The other day, I tried to log into something, and the two-factor authentication was behaving strangely and giving me headaches. A few minutes earlier, I had been looking for a particular email without success. Then I remembered that my Gmail’s spam filtering has been overzealous lately, so I checked and found what I was seeking among my spam, along with a few other messages that should not have been there – a shipping confirmation from Amazon and an update from my kids’ school, to name a couple of them. Around this same time, a message popped up on my phone to let me know a call from an unknown number had been silenced and sent to voicemail, and in that moment I felt a surge of rage.
The only reason any of these things exist – two-factor authentication, spam filtering, and a toggle in my phone settings to silence unknown callers – is because there are bad actors out there who want to scam us and steal from us. I thought about how entire industries and vocations exist solely to thwart these people, and then I couldn’t avoid the thought that yes indeed, they are people. We’re not talking about robots or mindless collectives or people following orders of some big authority. The problem is individuals, fellow humans, who have made a decision to devote their time and their talents to scamming and stealing.

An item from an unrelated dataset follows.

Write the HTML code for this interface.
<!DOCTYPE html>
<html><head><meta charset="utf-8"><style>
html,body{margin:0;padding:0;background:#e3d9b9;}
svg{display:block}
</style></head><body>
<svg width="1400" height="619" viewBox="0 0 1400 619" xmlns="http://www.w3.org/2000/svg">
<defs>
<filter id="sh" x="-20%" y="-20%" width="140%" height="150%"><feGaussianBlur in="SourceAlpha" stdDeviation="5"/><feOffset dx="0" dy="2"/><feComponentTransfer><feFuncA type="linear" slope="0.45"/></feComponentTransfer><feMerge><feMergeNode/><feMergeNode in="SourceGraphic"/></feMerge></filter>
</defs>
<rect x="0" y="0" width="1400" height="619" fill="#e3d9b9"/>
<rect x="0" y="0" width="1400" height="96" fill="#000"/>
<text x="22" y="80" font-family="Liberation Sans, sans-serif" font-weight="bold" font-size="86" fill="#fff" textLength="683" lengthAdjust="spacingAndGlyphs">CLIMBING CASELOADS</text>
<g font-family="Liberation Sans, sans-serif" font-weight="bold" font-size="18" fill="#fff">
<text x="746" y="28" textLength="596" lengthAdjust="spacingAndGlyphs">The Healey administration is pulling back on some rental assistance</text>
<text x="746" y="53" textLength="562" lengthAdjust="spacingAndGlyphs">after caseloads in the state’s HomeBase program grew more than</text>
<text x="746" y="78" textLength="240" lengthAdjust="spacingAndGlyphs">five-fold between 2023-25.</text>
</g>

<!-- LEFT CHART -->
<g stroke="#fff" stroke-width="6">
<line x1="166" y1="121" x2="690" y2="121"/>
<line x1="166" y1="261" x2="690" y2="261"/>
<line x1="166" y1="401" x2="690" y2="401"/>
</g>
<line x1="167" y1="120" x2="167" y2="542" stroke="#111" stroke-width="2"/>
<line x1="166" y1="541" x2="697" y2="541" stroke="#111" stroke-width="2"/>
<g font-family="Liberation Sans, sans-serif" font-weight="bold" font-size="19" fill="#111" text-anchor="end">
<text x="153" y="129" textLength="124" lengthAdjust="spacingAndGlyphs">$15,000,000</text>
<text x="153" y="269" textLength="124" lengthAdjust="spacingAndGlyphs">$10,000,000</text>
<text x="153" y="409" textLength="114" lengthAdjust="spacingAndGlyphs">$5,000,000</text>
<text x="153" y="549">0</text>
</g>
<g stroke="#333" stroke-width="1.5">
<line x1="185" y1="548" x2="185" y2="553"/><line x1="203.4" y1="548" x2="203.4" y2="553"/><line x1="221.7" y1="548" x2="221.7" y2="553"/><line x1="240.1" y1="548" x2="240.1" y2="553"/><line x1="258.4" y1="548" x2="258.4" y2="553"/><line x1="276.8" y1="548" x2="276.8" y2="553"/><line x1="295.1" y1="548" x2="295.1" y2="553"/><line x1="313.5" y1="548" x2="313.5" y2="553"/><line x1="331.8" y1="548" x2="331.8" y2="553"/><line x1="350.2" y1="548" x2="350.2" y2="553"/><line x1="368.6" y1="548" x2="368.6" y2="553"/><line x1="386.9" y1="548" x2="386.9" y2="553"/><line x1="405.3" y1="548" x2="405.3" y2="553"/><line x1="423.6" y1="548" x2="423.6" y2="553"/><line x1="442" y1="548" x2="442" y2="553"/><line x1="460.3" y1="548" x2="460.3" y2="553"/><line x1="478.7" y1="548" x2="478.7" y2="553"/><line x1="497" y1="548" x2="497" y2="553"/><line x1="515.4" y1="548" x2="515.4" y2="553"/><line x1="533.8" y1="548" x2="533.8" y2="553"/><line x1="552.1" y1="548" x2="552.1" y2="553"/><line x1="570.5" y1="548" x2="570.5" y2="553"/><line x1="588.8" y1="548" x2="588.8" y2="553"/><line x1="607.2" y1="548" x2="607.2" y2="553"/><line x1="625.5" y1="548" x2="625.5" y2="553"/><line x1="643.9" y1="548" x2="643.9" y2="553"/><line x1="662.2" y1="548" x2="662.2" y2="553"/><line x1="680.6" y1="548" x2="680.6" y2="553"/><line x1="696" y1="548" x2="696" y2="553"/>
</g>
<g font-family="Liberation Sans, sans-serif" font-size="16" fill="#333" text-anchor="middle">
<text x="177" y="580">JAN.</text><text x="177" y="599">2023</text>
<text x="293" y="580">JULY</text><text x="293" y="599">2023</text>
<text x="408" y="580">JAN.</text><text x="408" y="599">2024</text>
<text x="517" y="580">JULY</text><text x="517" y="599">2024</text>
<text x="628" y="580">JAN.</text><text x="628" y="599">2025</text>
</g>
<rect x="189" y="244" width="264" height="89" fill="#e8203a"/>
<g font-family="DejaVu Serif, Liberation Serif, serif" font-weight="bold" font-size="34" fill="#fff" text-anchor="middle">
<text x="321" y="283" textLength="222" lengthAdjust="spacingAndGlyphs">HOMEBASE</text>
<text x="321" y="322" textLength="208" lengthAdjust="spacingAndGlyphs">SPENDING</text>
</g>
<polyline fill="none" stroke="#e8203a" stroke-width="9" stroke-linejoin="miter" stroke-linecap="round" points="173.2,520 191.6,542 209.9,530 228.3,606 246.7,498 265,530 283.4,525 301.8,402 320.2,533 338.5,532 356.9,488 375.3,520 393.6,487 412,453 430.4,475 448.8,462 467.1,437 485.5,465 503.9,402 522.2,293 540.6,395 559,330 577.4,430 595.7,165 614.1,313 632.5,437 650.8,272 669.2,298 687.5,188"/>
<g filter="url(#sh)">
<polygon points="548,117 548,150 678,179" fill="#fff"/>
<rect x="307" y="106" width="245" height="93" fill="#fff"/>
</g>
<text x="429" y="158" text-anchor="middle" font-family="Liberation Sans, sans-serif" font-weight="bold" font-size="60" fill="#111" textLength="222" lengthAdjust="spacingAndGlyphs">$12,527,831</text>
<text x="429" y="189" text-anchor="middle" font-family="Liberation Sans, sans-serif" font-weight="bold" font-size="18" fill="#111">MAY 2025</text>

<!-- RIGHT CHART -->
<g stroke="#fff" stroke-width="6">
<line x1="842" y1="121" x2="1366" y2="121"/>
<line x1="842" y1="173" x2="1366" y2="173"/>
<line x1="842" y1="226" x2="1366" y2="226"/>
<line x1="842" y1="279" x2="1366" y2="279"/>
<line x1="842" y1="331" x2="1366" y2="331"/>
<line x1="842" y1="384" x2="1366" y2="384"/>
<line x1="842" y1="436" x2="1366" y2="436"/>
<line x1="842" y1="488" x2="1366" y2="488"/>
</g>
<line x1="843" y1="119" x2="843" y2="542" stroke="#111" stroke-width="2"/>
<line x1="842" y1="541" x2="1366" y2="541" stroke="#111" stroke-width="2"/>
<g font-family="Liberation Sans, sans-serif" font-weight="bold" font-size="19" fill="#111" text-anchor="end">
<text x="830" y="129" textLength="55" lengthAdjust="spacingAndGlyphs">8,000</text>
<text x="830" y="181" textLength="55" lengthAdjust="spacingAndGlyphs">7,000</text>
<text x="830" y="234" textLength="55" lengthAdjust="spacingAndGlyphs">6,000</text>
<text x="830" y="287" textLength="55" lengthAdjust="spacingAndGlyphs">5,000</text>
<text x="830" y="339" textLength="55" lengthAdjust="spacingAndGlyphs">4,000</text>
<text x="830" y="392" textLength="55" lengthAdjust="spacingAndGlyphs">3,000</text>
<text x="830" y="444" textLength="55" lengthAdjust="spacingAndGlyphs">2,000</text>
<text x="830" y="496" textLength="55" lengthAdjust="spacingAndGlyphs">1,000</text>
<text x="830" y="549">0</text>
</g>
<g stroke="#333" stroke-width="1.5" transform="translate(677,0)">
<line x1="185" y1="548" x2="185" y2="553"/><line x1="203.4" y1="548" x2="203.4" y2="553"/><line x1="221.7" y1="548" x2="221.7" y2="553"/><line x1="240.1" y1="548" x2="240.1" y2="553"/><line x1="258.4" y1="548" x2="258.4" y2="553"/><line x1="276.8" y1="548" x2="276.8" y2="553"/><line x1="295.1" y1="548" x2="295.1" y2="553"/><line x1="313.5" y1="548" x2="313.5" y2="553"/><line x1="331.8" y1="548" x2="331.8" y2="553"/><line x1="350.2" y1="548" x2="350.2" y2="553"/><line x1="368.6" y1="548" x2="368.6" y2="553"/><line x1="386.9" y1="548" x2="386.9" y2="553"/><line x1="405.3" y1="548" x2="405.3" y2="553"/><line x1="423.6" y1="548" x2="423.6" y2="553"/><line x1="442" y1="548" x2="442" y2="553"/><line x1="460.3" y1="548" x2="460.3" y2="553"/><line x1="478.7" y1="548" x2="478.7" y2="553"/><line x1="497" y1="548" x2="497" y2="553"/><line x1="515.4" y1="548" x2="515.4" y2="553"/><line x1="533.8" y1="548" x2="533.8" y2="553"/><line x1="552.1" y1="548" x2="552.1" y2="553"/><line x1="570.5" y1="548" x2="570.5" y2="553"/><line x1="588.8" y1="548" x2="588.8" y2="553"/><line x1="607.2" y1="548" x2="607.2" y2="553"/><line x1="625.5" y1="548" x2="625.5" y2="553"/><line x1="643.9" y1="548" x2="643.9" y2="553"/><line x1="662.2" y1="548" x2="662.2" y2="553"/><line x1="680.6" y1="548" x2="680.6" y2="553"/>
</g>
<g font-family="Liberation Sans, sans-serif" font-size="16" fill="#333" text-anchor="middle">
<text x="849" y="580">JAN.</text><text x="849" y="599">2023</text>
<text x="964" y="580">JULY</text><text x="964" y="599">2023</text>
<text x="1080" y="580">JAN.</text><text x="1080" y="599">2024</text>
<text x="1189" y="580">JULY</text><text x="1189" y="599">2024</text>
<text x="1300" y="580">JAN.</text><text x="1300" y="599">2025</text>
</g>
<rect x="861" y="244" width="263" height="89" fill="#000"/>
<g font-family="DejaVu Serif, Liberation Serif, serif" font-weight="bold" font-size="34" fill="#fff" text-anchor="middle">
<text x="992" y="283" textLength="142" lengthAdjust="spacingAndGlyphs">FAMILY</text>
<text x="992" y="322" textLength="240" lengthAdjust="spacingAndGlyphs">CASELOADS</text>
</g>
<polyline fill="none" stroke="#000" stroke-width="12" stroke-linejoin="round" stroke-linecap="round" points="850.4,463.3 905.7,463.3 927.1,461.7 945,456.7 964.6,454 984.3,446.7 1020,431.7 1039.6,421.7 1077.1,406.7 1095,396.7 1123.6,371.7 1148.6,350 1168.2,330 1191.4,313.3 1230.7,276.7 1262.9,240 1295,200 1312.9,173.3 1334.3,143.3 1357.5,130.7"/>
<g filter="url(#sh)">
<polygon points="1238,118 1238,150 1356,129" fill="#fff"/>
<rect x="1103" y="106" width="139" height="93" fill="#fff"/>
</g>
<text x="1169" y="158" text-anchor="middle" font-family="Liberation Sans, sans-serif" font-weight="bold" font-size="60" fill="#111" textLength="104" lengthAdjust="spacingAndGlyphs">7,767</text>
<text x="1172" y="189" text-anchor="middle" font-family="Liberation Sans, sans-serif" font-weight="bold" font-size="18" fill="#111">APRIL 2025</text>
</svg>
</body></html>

When I was a kid, I spent a lot of time outside, and during the summers in eastern Pennsylvania where I lived, there were a lot of bugs. Clouds of gnats buzzed into our mouths and eyes as we played summer baseball. In the evenings, hearing the whine of mosquitoes was a regular thing whenever you stopped moving, and we’d wave them away from our ears only to get bitten on our legs and arms. Japanese beetles ate my dad’s beloved roses every year, despite the presence of traps that would fill with them each week. And every August, hornets and a variety of wasps would arrive to feast on the bounty of rotting apples carpeting the orchard across the street from our house. There seemed to be at least one nest of yellowjackets in our yard each year, which we’d sometimes discover the hard way. Yellowjackets build their nests underground, and the only evidence of it is the hole they emerge from. If you linger too close to the hole or, say, pass over it with a lawnmower, the yellowjackets burst forth in a fury to defend their home, and you run away with a painful sting or two, or three.
We hated and cursed these bugs, but not all bugs. We didn’t mind bumblebees and honeybees. A honeybee would sting you, but only if you really provoked it – like, if you accidentally stepped on it while it was enjoying a dandelion or clover flower. And there were bugs we actually enjoyed. During the same evening hours of mosquito torment, there were also lightning bugs zipping around, which was magical. In the heat of the day, there were butterflies, lots of different butterflies. And sometimes we’d have a close encounter with something wonderful and exotic – like a praying mantis, katydid, or luna moth.
When I was a kid, I believed all of this was god’s creation, and when I would curse the mosquitoes or the nest of yellowjackets, sometimes I’d wonder why god made such things. What good is a mosquito or wasp? Even once I understood ecosystems and notions of ecological balance and interdependence, I still wondered how important gnats and mosquitoes really were. And while I still believed in god, I wondered why he would create ecosystems that depended on them, or why he couldn’t have made these necessary bugs less awful.
Even now as an atheist, I tend to assume that everything in nature serves an essential purpose, but a world without mosquitoes and wasps is still an appealing fantasy. I can’t point to anything about them that’s uniquely good.
Similarly, I believe that all human beings are complex and nuanced. When I am confronted with people whose ideas or choices I disagree with, and I wonder about their values, I try to put myself in their shoes. I am also aware of the limits of what I can know about them. Every person is a mystery, and nobody is simply bad. I know this on a fundamental level, but I honestly don’t and cannot understand the chain of choices that would lead someone to scam or steal from other people as a vocation. There’s no virtue there, and despite what I fundamentally understand, an angry part of me still insists that, no, the scammers and spammers are simply bad. They are wasps and mosquitoes. Be a honeybee.